After Wycombe, Lambert made perhaps the only mistake of his career, joining University of Essex heartland club, Colchester United. Lambert was manager of the Colchester side who dispatched Norwich 7-1 on the opening day of 2009 season.

 

Soon after the Canaries came calling and Lambert seeing the error of his ways, left Essex under acrimonious circumstances and hasn’t looked back since guiding Norwich on a miraculous rise from the basement of League One to the security of mid-table in the Premiership in just over two and a half years at the club.

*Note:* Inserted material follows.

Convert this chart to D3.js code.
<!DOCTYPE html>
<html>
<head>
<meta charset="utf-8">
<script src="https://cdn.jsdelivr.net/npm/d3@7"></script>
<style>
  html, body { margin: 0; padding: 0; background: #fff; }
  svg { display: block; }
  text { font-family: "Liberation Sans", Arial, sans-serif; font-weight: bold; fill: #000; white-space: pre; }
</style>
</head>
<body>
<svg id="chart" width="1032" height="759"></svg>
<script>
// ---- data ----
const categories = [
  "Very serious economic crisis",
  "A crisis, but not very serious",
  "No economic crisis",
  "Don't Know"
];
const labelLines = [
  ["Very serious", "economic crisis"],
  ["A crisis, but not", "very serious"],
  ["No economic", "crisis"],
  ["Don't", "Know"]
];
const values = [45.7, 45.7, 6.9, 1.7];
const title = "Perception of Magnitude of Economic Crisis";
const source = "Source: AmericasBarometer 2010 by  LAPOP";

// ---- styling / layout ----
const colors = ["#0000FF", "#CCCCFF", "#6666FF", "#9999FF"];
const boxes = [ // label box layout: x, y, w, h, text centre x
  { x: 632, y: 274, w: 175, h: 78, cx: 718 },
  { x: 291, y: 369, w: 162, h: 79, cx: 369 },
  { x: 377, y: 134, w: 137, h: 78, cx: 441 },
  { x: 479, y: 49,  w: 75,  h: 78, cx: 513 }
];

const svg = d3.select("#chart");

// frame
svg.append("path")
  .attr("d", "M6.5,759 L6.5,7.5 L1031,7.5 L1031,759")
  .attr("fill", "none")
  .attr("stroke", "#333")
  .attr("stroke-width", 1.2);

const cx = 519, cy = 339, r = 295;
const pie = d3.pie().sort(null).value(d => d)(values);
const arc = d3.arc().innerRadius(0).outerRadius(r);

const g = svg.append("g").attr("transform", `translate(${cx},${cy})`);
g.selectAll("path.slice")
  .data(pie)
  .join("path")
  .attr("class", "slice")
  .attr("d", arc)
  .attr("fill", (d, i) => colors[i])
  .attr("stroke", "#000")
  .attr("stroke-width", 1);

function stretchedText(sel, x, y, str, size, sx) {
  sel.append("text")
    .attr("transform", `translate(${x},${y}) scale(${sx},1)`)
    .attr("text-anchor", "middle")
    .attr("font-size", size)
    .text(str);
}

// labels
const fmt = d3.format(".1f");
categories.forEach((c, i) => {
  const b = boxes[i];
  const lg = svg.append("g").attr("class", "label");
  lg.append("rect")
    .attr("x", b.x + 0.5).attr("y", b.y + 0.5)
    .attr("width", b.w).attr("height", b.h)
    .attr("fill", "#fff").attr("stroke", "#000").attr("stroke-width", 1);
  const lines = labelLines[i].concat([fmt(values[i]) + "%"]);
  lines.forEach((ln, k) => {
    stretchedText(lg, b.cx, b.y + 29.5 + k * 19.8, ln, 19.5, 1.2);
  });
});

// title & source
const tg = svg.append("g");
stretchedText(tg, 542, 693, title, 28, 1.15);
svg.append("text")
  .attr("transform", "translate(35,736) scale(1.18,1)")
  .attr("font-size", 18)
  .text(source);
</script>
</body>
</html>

Norwich’s rise has truly been ‘miraculous’, a word I do not use lightly, and much of that must be attributed to Paul Lambert. His willingness to stick with players he trusts and knows have the certain character he desires has been shown in each league he has managed in.

 

This is profoundly demonstrated at Norwich, with much of the current side of today, the likes of Wes Hoolahan and Grant Holt, having been a part of Norwich’s rise up the ranks. The Canaries ability to remain in games (a quality rare amongst newly promoted sides) can be attributed to Lambert’s tactical openness.

 

Regularly, under Lambert, Norwich have changed formation or employed different and arguably unusual personnel in an attempt to come from behind in matches, most of the time in his nearly three seasons at the helm it has worked.

Quite simply, Norwich has a fantastic manager who has taken a unique career path. His tough Scottish background, his tutelage under Hitzfeld & O’Neill and his time with Borussia Dortmund all make him a man deeply knowledgeable of the ins and outs of football. If Paul Lambert remains in the Carrow Road dugout who knows what lofty-heights may await the Canaries?